News Minute: Here is the latest New York news from The Associated Press at 5:40 p.m. EDT
NEW YORK (AP) — New York’s Democratic leaders aim to preserve as many restrictions as possible on carrying a handgun in public after a U.S. Supreme Court decision Thursday struck down key portions of the state’s gun-licensing law. State and New York City officials are zeroing in on specifying “sensitive locations” where people cannot carry concealed weapons. Other options could include adding new conditions to get a handgun permit, such as requiring weapons training. State Republican Chairman Nick Langworthy says Democrats are trying to create fear and division over what he characterizes as legal gun owners' rights to protect themselves and their families.
PROVIDENCE, R.I. (AP) — Governors, lawmakers and attorneys general in states with strict gun-permitting laws are strategizing over how to shore up their restrictions after Thursday’s U.S. Supreme Court decision expanded gun rights in a New York case.

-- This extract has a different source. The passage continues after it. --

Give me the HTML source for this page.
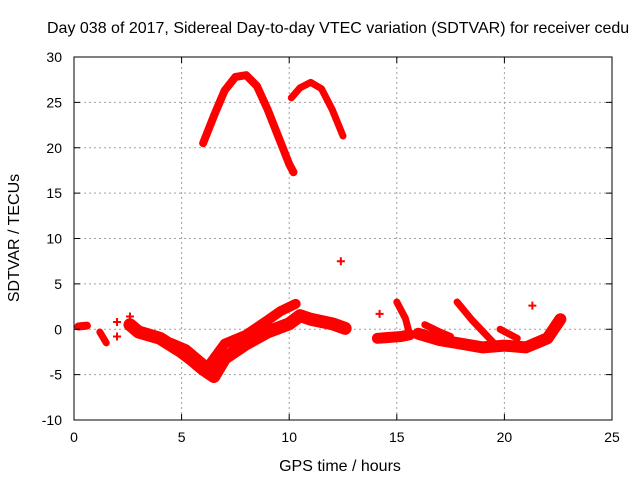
<!DOCTYPE html>
<html><head><meta charset="utf-8"><style>
body{margin:0;background:#fff;font-family:"Liberation Sans",sans-serif}
svg text{font-family:"Liberation Sans",sans-serif;font-size:14px;fill:#000}
svg text.big{font-size:16px}
</style></head><body>
<svg width="640" height="480" xmlns="http://www.w3.org/2000/svg">
<rect width="640" height="480" fill="#fff"/>
<g id="grid"></g>
<g id="marks"></g>
<rect x="74" y="57" width="538" height="363" fill="none" stroke="#000" stroke-width="1"/>
<g id="ticks"></g>
<text class="big" x="47" y="33" text-anchor="start">Day 038 of 2017, Sidereal Day-to-day VTEC variation (SDTVAR) for receiver cedu</text>
<text class="big" x="340" y="471" text-anchor="middle">GPS time / hours</text>
<text class="big" x="0" y="0" transform="translate(19,238) rotate(-90)" text-anchor="middle">SDTVAR / TECUs</text>
</svg>
<script>
const xTicks=[0,5,10,15,20,25];
const yTicks=[-10,-5,0,5,10,15,20,25,30];
const arc1=[[6.0,20.5],[6.5,23.5],[7,26.3],[7.5,27.8],[8,28],[8.5,26.8],[9,24.2],[9.5,21.2],[10,18.2],[10.2,17.3]];
const arc2=[[10.1,25.5],[10.5,26.6],[11,27.2],[11.5,26.5],[12,24.2],[12.5,21.3]];
const bandA=[[2.6,0.5],[3,-0.3],[4,-1],[5,-2.5],[5.5,-3.4],[6,-4.4],[6.5,-5.2],[7,-3.2],[8,-1.6],[9,-0.3],[10,0.6],[10.5,1.5],[11,1.1],[12,0.6],[12.6,0.1]];
const bandB=[[4.5,-1.5],[5.2,-2.2],[5.6,-3],[6.2,-4.2],[7,-1.6],[8,-0.6],[9,1],[9.6,2],[10.3,2.8]];
const bandC=[[14.1,-1],[15.2,-0.8],[15.6,-0.6]];
const bandD=[[15,3],[15.4,1.2],[15.6,-0.6]];
const bandE=[[16,-0.5],[17,-1.2],[18,-1.6],[19,-2],[20,-1.8],[21,-2],[22,-1],[22.6,1.1]];
const bandF=[[16.3,0.5],[17,-0.3],[17.5,-0.8]];
const bandG=[[17.8,3],[18.5,1],[19.5,-1.5]];
const bandH=[[19.8,0],[20.6,-1]];
const bandI=[[0.2,0.3],[0.6,0.4]];
const bandJ=[[1.2,-0.3],[1.5,-1.5]];
const singles=[[12.4,7.5],[14.2,1.7],[21.3,2.6],[2.0,0.8],[2.0,-0.8],[2.6,1.4]];
const sx=v=>74+v*538/25;
const sy=v=>57+(30-v)*363/40;
const NS="http://www.w3.org/2000/svg";
const grid=document.getElementById('grid'),ticks=document.getElementById('ticks'),marks=document.getElementById('marks');
function mk(t,a,p){const e=document.createElementNS(NS,t);for(const k in a)e.setAttribute(k,a[k]);p.appendChild(e);return e;}
xTicks.forEach(v=>{const x=sx(v);
 if(v>0&&v<25){const g=mk('line',{x1:x,x2:x,y1:57,y2:420,stroke:'#a0a0a0','stroke-dasharray':'2,3'},grid);
 
 }
 const t=mk('text',{x:x,y:442,'text-anchor':'middle'},ticks);t.textContent=v;
 
 
 mk('line',{x1:x,x2:x,y1:420,y2:414,stroke:'#000'},ticks);mk('line',{x1:x,x2:x,y1:57,y2:63,stroke:'#000'},ticks);});
yTicks.forEach(v=>{const y=sy(v);
 if(v>-10&&v<30){const g=mk('line',{x1:74,x2:612,y1:y,y2:y,stroke:'#a0a0a0','stroke-dasharray':'2,3'},grid);
 
 }
 const t=mk('text',{x:62,y:y+5,'text-anchor':'end'},ticks);t.textContent=v;
 
 
 mk('line',{x1:74,x2:80,y1:y,y2:y,stroke:'#000'},ticks);mk('line',{x1:612,x2:606,y1:y,y2:y,stroke:'#000'},ticks);});
const series=[[arc1,8],[arc2,7],[bandA,13],[bandB,10],[bandC,11],[bandD,7],[bandE,12],[bandF,7],[bandG,7],[bandH,7],[bandI,8],[bandJ,7]];
series.forEach(([d,w])=>{const p=mk('polyline',{points:d.map(q=>sx(q[0])+','+sy(q[1])).join(' '),fill:'none',stroke:'#ff0000','stroke-width':w,'stroke-linejoin':'round','stroke-linecap':'round'},marks);
 
 });
singles.forEach(q=>{const x=sx(q[0]),y=sy(q[1]);
 const p=mk('path',{d:`M${x-4},${y}H${x+4}M${x},${y-4}V${y+4}`,stroke:'#ff0000','stroke-width':2},marks);
 
 });
</script>
</body></html>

They also are bracing themselves for a longer fight as gun rights groups prepare to challenge a range of other gun control laws. The justices said that a New York state law in place since 1913 that restricted who could obtain a permit to carry a gun in public conflicts with the Second Amendment’s right to bear arms. California, Hawaii, Maryland, Massachusetts, New Jersey and Rhode Island all have similar laws.
WASHINGTON (AP) — The Supreme Court issued its biggest gun rights ruling in more than a decade. The justices said Thursday that Americans have a right to carry firearms in public for self-defense. That’s important because about half a dozen states have conditioned getting a license to carry a gun in public on the person demonstrating an actual need — sometimes called “good cause” or “proper cause” — to carry the weapon. In its decision, the Supreme Court struck down New York’s “proper cause” requirement limiting who can carry a gun. Other states with similar laws acknowledged the decision would affect them. About one-quarter of the U.S. population lives in states expected to be affected by the ruling.
NEW YORK (AP) — LGBTQ Pride commemorations that sometimes felt like victory parties for civil rights gains are now grappling with an environment of ramped-up legislative and rhetorical battles over sexual orientation and gender identity. There are also fears that a Supreme Court ruling on abortion opens the door to their rights being taken away. Crowds are expected this weekend at Pride events in New York City and other places including San Francisco, Chicago, Denver and Toronto to wrap up Pride month. But it’s a month that’s been marked by disruption at other Pride and LGBTQ-affirming events around the country, from protests and harsh language to violent threats.